Colquhoun’s explanation of evangelical repentance is fully in keeping with the teaching of the Westminster Shorter Catechism regarding “repentance unto life.” The catechism asks, “What does God require of us, that we may escape his wrath and curse due to us for sin?” And it answers, “To escape the wrath and curse of God due to us for sin, God requires of us faith in Jesus Christ, repentance unto life, with the diligent use of all the outward means whereby Christ communicates to us the benefits of redemption” (WSC 85).

The members of the WestminsterAssembly unambiguously taught that repentance is a requirement (i.e., a condition) of covenant blessing. How, then, are we to rightly view the nature of this “repentance unto life” and its role as an evangelical condition of covenant blessing. In the answer to question 87 of the Westminster Shorter Catechism, they explained, “Repentance unto life is a saving grace, whereby a sinner, out of a true sense of his sin and apprehension of the mercy of God in Christ, does, with grief and hatred of his sin, turn from it unto God, with full purpose of, and endeavour after, new obedience.”

Notice the different aspects of “repentance unto life” or evangelical repentance set out in their answer:

First, evangelical repentance is a saving grace. There is nothing legal or meritorious about repentance. It is not something that we can produce in and of ourselves. It is a gracious gift of God implanted in the souls of His people by His Spirit.

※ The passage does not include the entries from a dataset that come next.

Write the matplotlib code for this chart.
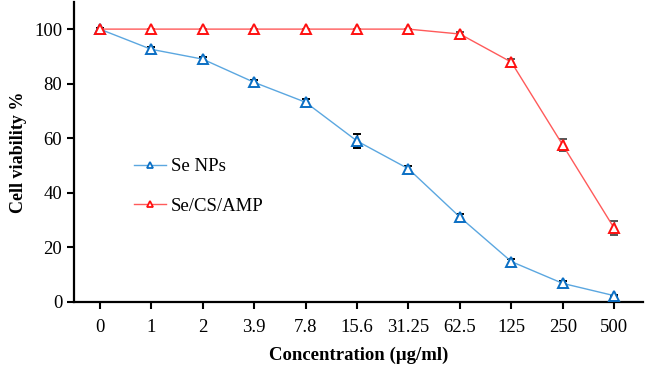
import matplotlib
matplotlib.use("Agg")
import matplotlib.pyplot as plt
from matplotlib.lines import Line2D
import numpy as np

categories = ["0", "1", "2", "3.9", "7.8", "15.6", "31.25", "62.5", "125", "250", "500"]
se_nps = [100, 92.6, 89, 80.5, 73.2, 59, 48.8, 31.1, 14.8, 6.8, 2.3]
se_nps_err = [0.4, 0.8, 0.8, 1.0, 1.2, 2.5, 1.2, 1.0, 0.8, 0.8, 0.4]
se_cs_amp = [100, 100, 100, 100, 100, 100, 100, 98.2, 87.9, 57.5, 27]
se_cs_amp_err = [0, 0, 0, 0, 0, 0, 0, 0.8, 1.3, 2.3, 2.6]

plt.rcParams['font.family'] = ['Liberation Serif', 'DejaVu Serif']

fig = plt.figure(figsize=(6.46, 3.66), dpi=100)
ax = fig.add_axes([0.1146, 0.175, 0.880, 0.820])

x = np.arange(len(categories))
blue_line, blue_mk = '#5BA7E0', '#0B6FC4'
red_line, red_mk = '#FF5A5A', '#FF1010'
ax.errorbar(x, se_nps, yerr=se_nps_err, color=blue_line, lw=1.0, ecolor='black',
            elinewidth=1.0, capsize=3, capthick=1.0, marker='^', ms=6.5,
            mfc='white', mec=blue_mk, mew=1.4, zorder=3)
ax.errorbar(x, se_cs_amp, yerr=se_cs_amp_err, color=red_line, lw=1.0, ecolor='#555555',
            elinewidth=1.0, capsize=3, capthick=1.0, marker='^', ms=6.5,
            mfc='white', mec=red_mk, mew=1.4, zorder=3)

ax.set_xlim(-0.5, 10.55)
ax.set_ylim(0, 110)
ax.set_yticks([0, 20, 40, 60, 80, 100])
ax.set_xticks(x)
ax.set_xticklabels(categories)
for s in ['top', 'right']:
    ax.spines[s].set_visible(False)
for s in ['left', 'bottom']:
    ax.spines[s].set_linewidth(1.6)
ax.tick_params(axis='both', labelsize=13.5, width=1.5, length=5, direction='out')
ax.tick_params(axis='x', pad=7)
ax.set_ylabel('Cell viability %', fontsize=13, fontweight='bold', labelpad=5)
ax.set_xlabel('Concentration (µg/ml)', fontsize=13.5, fontweight='bold', labelpad=8)

handles = [
    Line2D([], [], color=blue_line, lw=1.0, marker='^', ms=5, mfc='white', mec=blue_mk, mew=1.3),
    Line2D([], [], color=red_line, lw=1.0, marker='^', ms=5, mfc='white', mec=red_mk, mew=1.3),
]
ax.legend(handles, ['Se NPs', 'Se/CS/AMP'], loc='upper left', bbox_to_anchor=(0.075, 0.535),
          frameon=False, fontsize=13.5, handlelength=1.75, labelspacing=1.2, handletextpad=0.25)

fig.savefig('out.png', dpi=100)
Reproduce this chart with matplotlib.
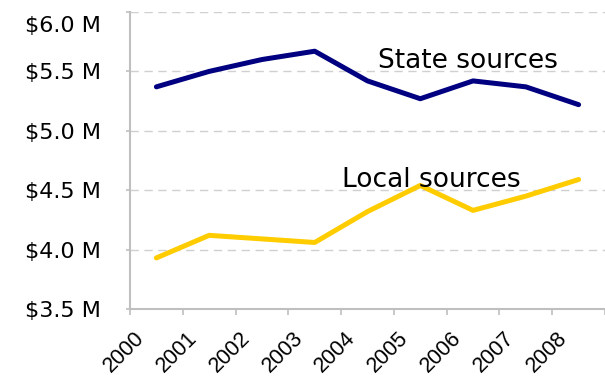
import numpy as np
import matplotlib
matplotlib.use("Agg")
import matplotlib.pyplot as plt
import matplotlib.transforms as mtransforms

# data
years = ["2000", "2001", "2002", "2003", "2004", "2005", "2006", "2007", "2008"]
state_sources = [5.37, 5.50, 5.60, 5.67, 5.42, 5.27, 5.42, 5.37, 5.22]
local_sources = [3.93, 4.12, 4.09, 4.06, 4.32, 4.54, 4.33, 4.45, 4.59]
y_ticks = [3.5, 4.0, 4.5, 5.0, 5.5, 6.0]

navy = "#000080"
gold = "#FFCC00"
grey = "#BFBFBF"

fig = plt.figure(figsize=(6.05, 3.81), dpi=100)
ax = fig.add_axes([130/605, 1-309/381, 1-130/605, (309-12)/381])

x = np.arange(len(years))
ax.plot(x, state_sources, color=navy, lw=3.6, solid_capstyle="round", solid_joinstyle="round")
ax.plot(x, local_sources, color=gold, lw=3.6, solid_capstyle="round", solid_joinstyle="round")

ax.text(5.9, 5.526, "State sources", fontsize=19, ha="center", va="baseline")
ax.text(5.2, 4.53, "Local sources", fontsize=19, ha="center", va="baseline")

ax.set_xlim(-0.5, len(years) - 0.5)
ax.set_ylim(3.5, 6.0)
ax.set_yticks(y_ticks)
ax.set_yticklabels(["$%.1f M" % v for v in y_ticks], fontsize=16)
ax.yaxis.grid(True, color="#D0D0D0", ls=(0, (6, 4)), lw=1)
ax.set_axisbelow(True)

# labels at category centres, tick marks at boundaries
ax.set_xticks(x)
ax.set_xticklabels(years, fontsize=15.5, family="Liberation Sans", rotation=45,
                   ha="right", va="center", rotation_mode="anchor")
ax.set_xticks(np.arange(len(years) + 1) - 0.5, minor=True)
ax.tick_params(axis="x", which="major", length=0, pad=19)
ax.tick_params(axis="x", which="minor", length=4, color=grey, width=1.2)
ax.tick_params(axis="y", length=3, color=grey, width=1.2, pad=18)
offset = mtransforms.ScaledTranslation(-15/100, 0, fig.dpi_scale_trans)
for lbl in ax.get_xticklabels():
    lbl.set_transform(lbl.get_transform() + offset)
# top label sits pushed down inside the picture
top = ax.get_yticklabels()[-1]
top.set_transform(top.get_transform() + mtransforms.ScaledTranslation(0, -12/100, fig.dpi_scale_trans))

for side in ["top", "right"]:
    ax.spines[side].set_visible(False)
for side in ["left", "bottom"]:
    ax.spines[side].set_color(grey)
    ax.spines[side].set_linewidth(1.5)

fig.savefig("out.png", dpi=100)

Second, evangelical repentance necessitates that a man or woman has a true sense of his or her sin. There must be recognition of what sin truly is in all its heinousness. True repentance begins with the acknowledgement that we are guilty of transgressing all of God’s commandments. As Colquhoun put it, a person must be “deeply sensible of the exceeding sinfulness and just demerit of his innumerable sins.” There will be no true repentance apart from this.

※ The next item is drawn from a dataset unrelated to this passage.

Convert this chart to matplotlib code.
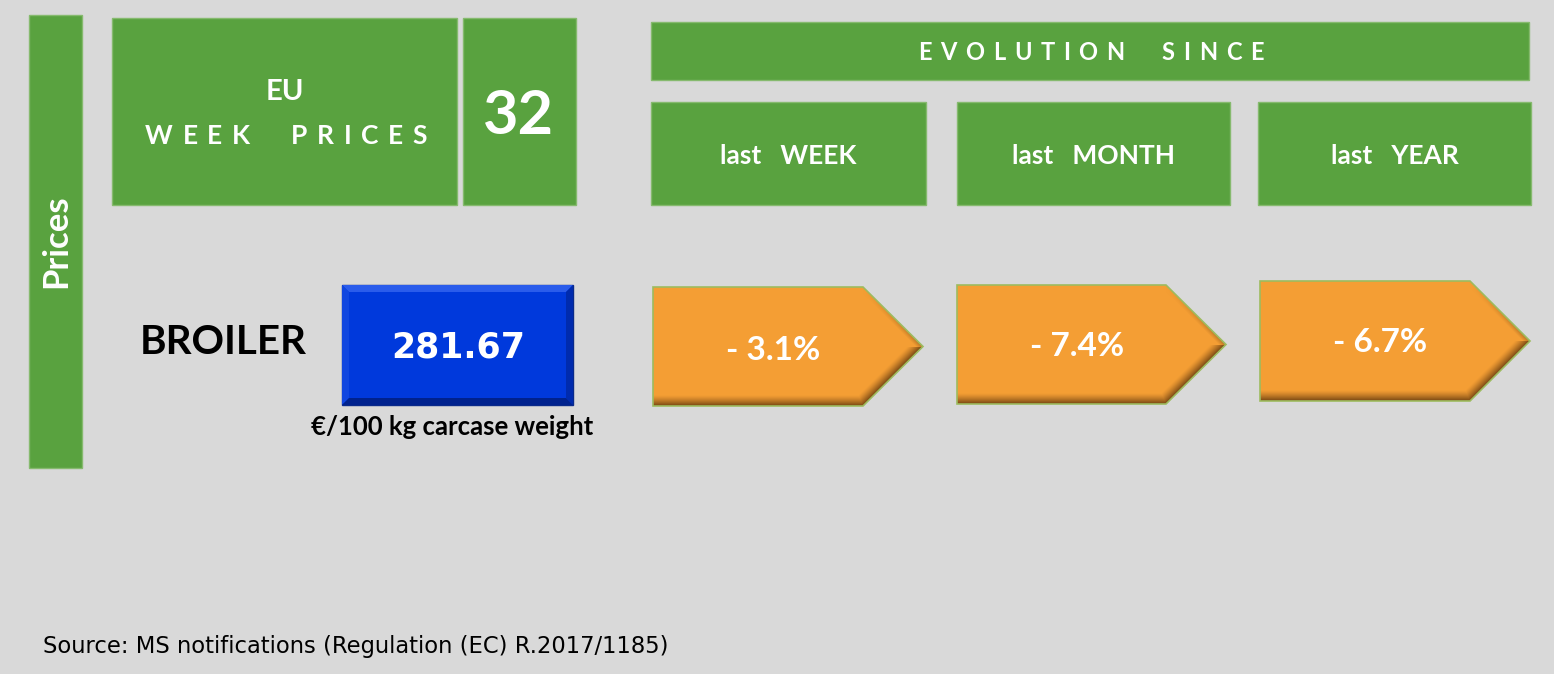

Third, evangelical repentance is animated by “an apprehension of the mercy of God in Christ.” Any true repentance will only ever be borne in our lives when we come to see that Christ was crucified for sinners and that He freely receives and welcomes sinners. A sight of God’s great mercy in Christ fuels saving repentance. 

It sees, as Richard Sibbes so eloquently put it, that “there is more mercy in Christ than sin in us.” Without this, anything that goes by the name “repentance” is nothing more than a legal attempt at moral reformation that falls short of the saving grace of God in Christ.

Fourth, evangelical repentance includes grief and hatred for sin in the soul of the redeemed. There is what the Apostle Paul calls a “godly sorrow” brought about in the soul. We are to be more grieved that we have sinned against God than we are over the fact that we suffer temporal consequences on account of our sin. The former produces sorrow unto life; the latter produces death (2 Cor. 7:10).

Finally, evangelical repentance enables us to “turn from our sin unto God, with full purpose of, and endeavour after, new obedience.” True repentance involves a turning away from sin and to God.

As the Prodigal Son came to his senses and thought to himself, “I will return to my father’s house,” so a repentant sinner flees from sin and into the arms of his loving and merciful Father in heaven. When the grace of God in Christ comes to a sinner, he responds to the call of God to return (Ezek. 18:30, 32). The fruit of evangelical repentance will be true, grace-motivated, gratitude-driven obedience before God.

Evangelical repentance is not a one-time experience in the life of those who come to Jesus Christ in faith. Rather, as those trusting in Christ, we will spend the rest of our lives repenting of indwelling sin (Rom. 7:15–20; 1 John 1:8–2:2).

If our initial repentance actually prepared us to be received by Christ, then we would have to conclude that it must perfect in nature. But repentance is not a legal condition that disposes Christ to receive us; it is an ongoing grace of God in the souls of those who come to Christ for pardon and power.